Citing Bureau of Labor Statistics' producer price index, the article notes that rising crude oil prices have pushed asphalt paving mixtures up 1.5% in January and another 2.3% in February. The PPI for asphalt now stands at 11.2% above February of last year.

According to a recent PCA report, 41 states with asphalt-price escalation clauses resulted in overruns totaled about $70 million last year.

Even though initial cost comparisons now favor concrete over asphalt, escalator clauses unfairly limit competition by allowing asphalt paving contractors to raise their construction price based on a fluctuation in asphalt costs which, typically, are directly related to the price of oil. These price adjustments occur after the contractor has won the bid.
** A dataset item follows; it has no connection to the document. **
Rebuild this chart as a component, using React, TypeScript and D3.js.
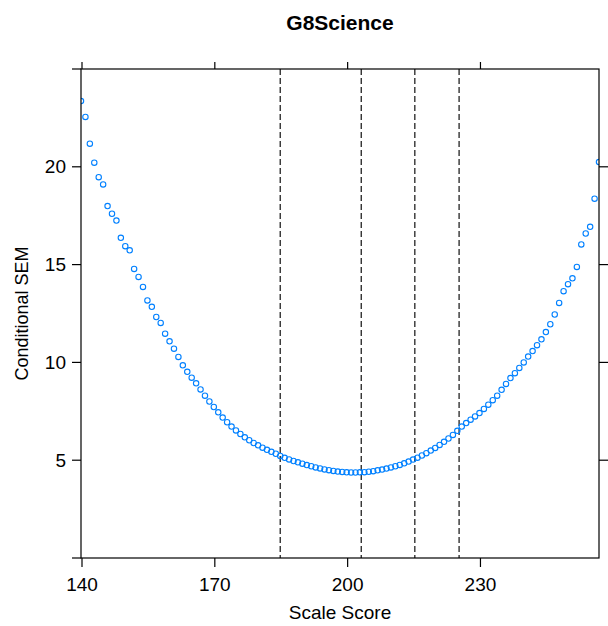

As a result, states, and ultimately taxpayers, take on the risk of increasing asphalt prices and the resulting higher maintenance costs of asphalt roads.

The PCA  report, “The New Paving Realities: The Impact of Asphalt Cost Escalator Clauses on State Finances,” points out that many state departments of transportation (DOTs) have not changed their bidding policies to reflect structural changes that have taken place in the paving material market.

PCA calculates that in 2003 asphalt enjoyed a $225,000 or 39 percent cost advantage over concrete for one mile of two-lane roads. Since then, both oil prices and asphalt prices have increased by more than 200 percent. Concrete prices during the same period increased a relatively modest 37 percent.